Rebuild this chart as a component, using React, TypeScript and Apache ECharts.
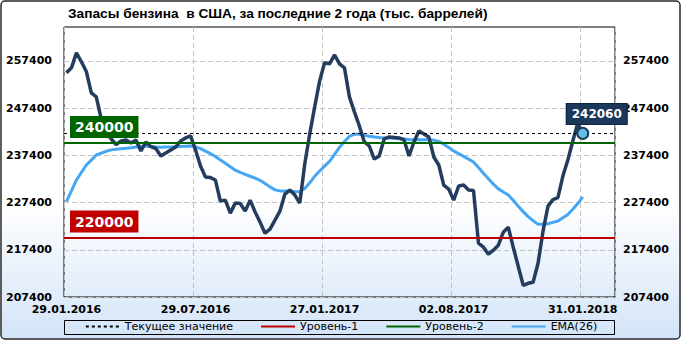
import React, { useEffect, useRef } from 'react';
import * as echarts from 'echarts';

const titleText = 'Запасы бензина  в США, за последние 2 года (тыс. баррелей)';
const tickLabels = ['29.01.2016', '29.07.2016', '27.01.2017', '02.08.2017', '31.01.2018'];
const labelEvery = 26;
const weekSlots = 111;

const stocks = [
  254900, 255950, 259140, 257230, 255170, 250650, 249800, 245130, 242370, 240880,
  239710, 240460, 240670, 240030, 240670, 238330, 240240, 239250, 238860, 237270,
  237910, 238540, 239180, 240460, 241090, 241520, 238540, 235150, 232810, 232700,
  232180, 227720, 227930, 225170, 227290, 227200, 225590, 227930, 225400, 223260,
  220920, 221770, 223680, 225590, 229200, 230050, 228990, 227290, 235570, 241940,
  247670, 253190, 257010, 256800, 258710, 256800, 255950, 249800, 246610, 243640,
  240240, 239390, 236630, 237270, 240880, 241300, 241200, 241090, 240670, 237270,
  240240, 242580, 241940, 241300, 237060, 235360, 231110, 230270, 227930, 230900,
  231110, 230050, 229950, 218800, 217950, 216470, 217310, 218380, 221140, 222200,
  217950, 213920, 209880, 210310, 210520, 214560, 221350, 226660, 228040, 228460,
  233020, 236420, 240460, 244280, 242060,
];

const ema26 = [
  227590, 229900, 232180, 233770, 235360, 236400, 237480, 237870, 238270, 238570,
  238690, 238800, 238910, 239030, 239180, 239330, 239350, 239270, 239180, 239120,
  239160, 239200, 239250, 239290, 239330, 239370, 239200, 238820, 238290, 237760,
  237160, 236440, 235720, 235000, 234260, 233790, 233390, 232980, 232580, 232130,
  231430, 230730, 230100, 229880, 229860, 229840, 229730, 229630, 230410, 231580,
  232960, 234090, 235130, 236150, 237610, 239100, 240350, 241430, 241880, 241920,
  241640, 241450, 241300, 241180, 241110, 241070, 241010, 240920, 240860, 240790,
  240730, 240690, 240730, 240790, 240630, 240370, 239780, 239080, 238350, 237760,
  237190, 236610, 236000, 234810, 233640, 232450, 231310, 230310, 229650, 229010,
  227910, 226630, 225490, 224430, 223580, 222790, 222810, 222920, 223220, 223510,
  224190, 224890, 225980, 227190, 228610,
];

const yTicks = [207400, 217400, 227400, 237400, 247400, 257400];
const yMin = 207400;
const yMax = 264600;
const level1 = 220000;
const level2 = 240000;
const currentValue = stocks[stocks.length - 1];

const legendNames = ['Текущее значение', 'Уровень-1', 'Уровень-2', 'EMA(26)'];

const AXIS_FONT = 'DejaVu Sans';

export default function App() {
  const ref = useRef<HTMLDivElement>(null);

  useEffect(() => {
    if (!ref.current) return;
    const chart = echarts.init(ref.current, null, { renderer: 'svg' });
    const categories = Array.from({ length: weekSlots }, (_, i) => String(i));

    const yAxisBase = {
      type: 'value',
      min: yMin,
      max: yMax,
      axisLine: { show: false },
      axisTick: { show: false, customValues: yTicks },
      axisLabel: {
        customValues: yTicks,
        color: '#000',
        fontFamily: AXIS_FONT,
        fontWeight: 'bold',
        fontSize: 11,
        formatter: (v: number) => String(v),
      },
    };

    const levelLabel = (bg: string) => ({
      show: true,
      position: 'insideStartTop',
      distance: [6, 5],
      formatter: '{c}',
      color: '#fff',
      fontFamily: AXIS_FONT,
      fontWeight: 'bold',
      fontSize: 14,
      lineHeight: 16,
      backgroundColor: bg,
      padding: [3, 5, 3, 5],
    });

    chart.setOption({
      animation: false,
      graphic: [
        {
          type: 'rect',
          z: -10,
          silent: true,
          shape: { x: 1, y: 1, width: 679, height: 338, r: 4 },
          style: {
            fill: new echarts.graphic.LinearGradient(0, 0, 0, 1, [
              { offset: 0, color: '#ffffff' },
              { offset: 0.6, color: '#ffffff' },
              { offset: 1, color: '#d3e4f8' },
            ]),
            stroke: '#2a2a2a',
            lineWidth: 1.5,
          },
        },
        {
          type: 'rect',
          silent: true,
          shape: { x: 64.5, y: 320.5, width: 550, height: 14 },
          style: { fill: 'none', stroke: '#000', lineWidth: 1 },
        },
        {
          type: 'text',
          left: 68,
          top: 6,
          silent: true,
          style: {
            text: titleText,
            fill: '#000',
            font: 'bold 13.7px "Liberation Sans"',
          },
        },
      ],
      grid: {
        left: 64,
        right: 67,
        top: 27,
        bottom: 44,
        show: true,
        borderColor: '#000',
        borderWidth: 1,
        backgroundColor: 'transparent',
      },
      legend: {
        data: legendNames,
        left: 'center',
        top: 321,
        padding: 0,
        itemWidth: 34,
        itemHeight: 10,
        itemGap: 27,
        itemStyle: { opacity: 0 },
        textStyle: { fontFamily: AXIS_FONT, fontSize: 11, color: '#000' },
      },
      xAxis: {
        type: 'category',
        data: categories,
        boundaryGap: true,
        axisLine: { show: false },
        axisTick: { show: false, interval: labelEvery - 1 },
        axisLabel: {
          interval: labelEvery - 1,
          margin: 7,
          color: '#000',
          fontFamily: AXIS_FONT,
          fontWeight: 'bold',
          fontSize: 11,
          formatter: (_v: string, idx: number) =>
            idx % labelEvery === 0 ? tickLabels[idx / labelEvery] ?? '' : '',
        },
        splitLine: {
          show: true,
          interval: labelEvery - 1,
          lineStyle: { color: '#c4c4c4', type: [5, 3], width: 1 },
        },
      },
      yAxis: [
        {
          ...yAxisBase,
          position: 'left',
          axisLabel: { ...yAxisBase.axisLabel, margin: 12 },
          splitLine: { show: true, lineStyle: { color: '#c4c4c4', type: [5, 3], width: 1 } },
        },
        {
          ...yAxisBase,
          position: 'right',
          axisLabel: { ...yAxisBase.axisLabel, margin: 8 },
          splitLine: { show: false },
        },
      ],
      series: [
        {
          name: 'Текущее значение',
          type: 'line',
          data: [],
          symbol: 'none',
          z: 1,
          lineStyle: { color: '#000', width: 1, type: [3, 3] },
          itemStyle: { color: '#000' },
          markLine: {
            silent: true,
            symbol: 'none',
            label: { show: false },
            lineStyle: { color: '#000', width: 1, type: [3, 3] },
            data: [{ yAxis: currentValue }],
          },
        },
        {
          name: 'Уровень-1',
          type: 'line',
          data: [],
          symbol: 'none',
          z: 1,
          lineStyle: { color: '#c00000', width: 3 },
          itemStyle: { color: '#c00000' },
          markLine: {
            silent: true,
            symbol: 'none',
            label: { show: false },
            lineStyle: { color: '#c00000', width: 2, type: 'solid' },
            data: [{ yAxis: level1 }],
          },
        },
        {
          name: 'Уровень-2',
          type: 'line',
          data: [],
          symbol: 'none',
          z: 1,
          lineStyle: { color: '#006400', width: 3 },
          itemStyle: { color: '#006400' },
          markLine: {
            silent: true,
            symbol: 'none',
            label: { show: false },
            lineStyle: { color: '#006400', width: 2, type: 'solid' },
            data: [{ yAxis: level2 }],
          },
        },
        {
          name: 'EMA(26)',
          type: 'line',
          data: ema26,
          symbol: 'none',
          z: 2,
          lineStyle: { color: '#45a6f4', width: 3 },
          itemStyle: { color: '#45a6f4' },
        },
        {
          name: 'Запасы',
          type: 'line',
          data: stocks,
          symbol: 'none',
          z: 3,
          lineStyle: { color: '#243d5f', width: 3.5 },
          itemStyle: { color: '#243d5f' },
          markPoint: {
            silent: true,
            symbol: 'circle',
            symbolSize: 11,
            itemStyle: { color: '#62bfe2', borderColor: '#1d3a5c', borderWidth: 2 },
            label: {
              show: true,
              position: 'top',
              offset: [14, 2],
              formatter: '{c}',
              color: '#fff',
              fontFamily: AXIS_FONT,
              fontWeight: 'bold',
              fontSize: 12,
              lineHeight: 14,
              backgroundColor: '#1b375a',
              borderColor: '#0d2340',
              borderWidth: 1,
              padding: [3, 5, 3, 5],
            },
            data: [{ coord: [stocks.length - 1, currentValue], value: currentValue }],
          },
        },
        {
          name: 'levelLabels',
          type: 'line',
          data: [],
          symbol: 'none',
          z: 5,
          markLine: {
            silent: true,
            symbol: 'none',
            lineStyle: { color: 'rgba(0,0,0,0)', width: 0 },
            data: [
              { yAxis: level2, label: levelLabel('#006400') },
              { yAxis: level1, label: levelLabel('#c00000') },
            ],
          },
        },
      ],
    });
    return () => chart.dispose();
  }, []);

  return (
    <div
      ref={ref}
      style={{ position: 'absolute', left: 0, top: 0, width: 682, height: 341 }}
    />
  );
}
*-*-*
REQUIREMENTS
Reproduce the material above from its first line through the line containing "import * as echarts from 'echarts';", both ends included, and skip every picture.

WRITTEN RESPONSE
Rebuild this chart as a component, using React, TypeScript and Apache ECharts.
import React, { useEffect, useRef } from 'react';
import * as echarts from 'echarts';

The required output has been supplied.